Título: Arapongas: aparelho só faz escuta ambiental
Autor: Franco, Bernardo Mello
Fonte: O Globo, 04/09/2008, O País, p. 5

BRASÍLIA. Em depoimentos na CPI do Grampo, dois altos funcionários da Agência Brasileira de Inteligência (Abin) disseram ontem que o equipamento eletrônico comprado pela agência pode fazer escutas ambientais se o alvo estiver a, no máximo, cem metros de distância do aparelho. Eles negaram, porém, que seja possível fazer escutas telefônicas.

O diretor do Centro de Pesquisa e Desenvolvimento para a Segurança das Comunicações da Abin, Otávio Carlos Cunha da Silva, disse que o aparelho só pode ser usado para captar conversas transmitidas por microfones ou outros equipamentos de escuta ambiental. É diferente, portanto, da maleta que a Polícia Federal utiliza para grampear conversas de celulares:

- O conteúdo da comunicação é impossível de ser inteligível. Esse equipamento não seria capaz de fazer interceptação de celular. Só escuta ambiental. O máximo que vai conseguir é saber que, no ambiente, há vários celulares transmitindo ondas.

Afastado da Abin na segunda-feira, o ex-diretor-adjunto José Milton Campana admitiu que o órgão comprou o equipamento de varredura telefônica.

- Pelo que eu ouvi preliminarmente, me parece que, na distância de cem metros, com terreno limpo, poderia acontecer alguma coisa em termos de escutas - disse ele.

Otávio Silva disse que as maletas usadas para grampear celulares são do modelo 007 e passam despercebidas por ambientes públicos. Já o aparelho comprado pela Abin, o Oscor 5000, pesa 13 quilos e, segundo ele, não pode ser transportado com tanta facilidade.

Otávio esclareceu que, na escuta ambiental, o rastreador detecta a presença de um microfone no ambiente e consegue ouvir o que ele está gravando, mas no máximo cem metros de distância. Ou seja, não seria possível captar, por um microfone ambiente, uma conversa feita pelo celular. No caso do presidente do STF, Gilmar Mendes, a informação é que ele estava no Planalto quando sua conversa com um senador foi gravada. E a ligação foi transferida para o celular de Gilmar pela secretária dele, que estava no STF.

Antes mesmo de vir a público a denúncia de que a Abin teria feito escuta ilegal nos telefones do presidente do STF, a CPI dos Grampos tentou obter do órgão a confirmação se seus agentes faziam tais operações. Ouvido em fevereiro deste ano, Otávio Silva preferiu lavar as mãos.

- A Abin faz interceptação? - indagou o relator Nelson Pellegrino.

- Eu trouxe aqui um ofício, até porque, como técnico, a gente tem que tomar muito cuidado para não falar alguma coisa que não é adequada - respondeu o diretor.

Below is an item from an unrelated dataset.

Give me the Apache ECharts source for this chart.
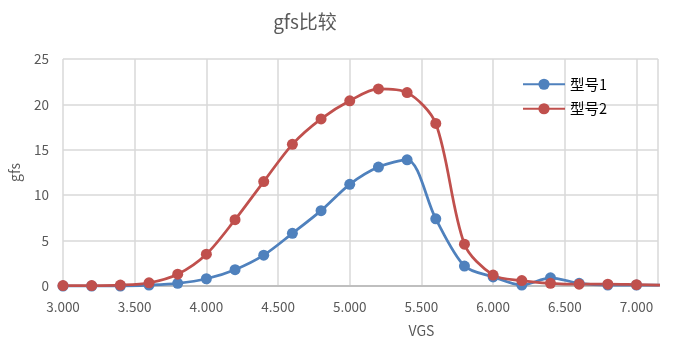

E começou a ler o ofício em que o ex-diretor da Abin Paulo Lacerda atestava: como não tem competência legal para fazer grampo, a Abin não mandou nenhum pedido à Justiça para autorizar tal procedimento.

- Eu, como pesquisador e na minha área, não teria a menor condição, em função da compartimentação que existe dentro de um órgão de inteligência, de dizer se a Abin faz a interceptação, porque, na minha área, o meu trabalho é segurança e não ataque. Então, acredito, firmemente, que as palavras do diretor traduzem a verdade - limitou-se a dizer Otávio Silva.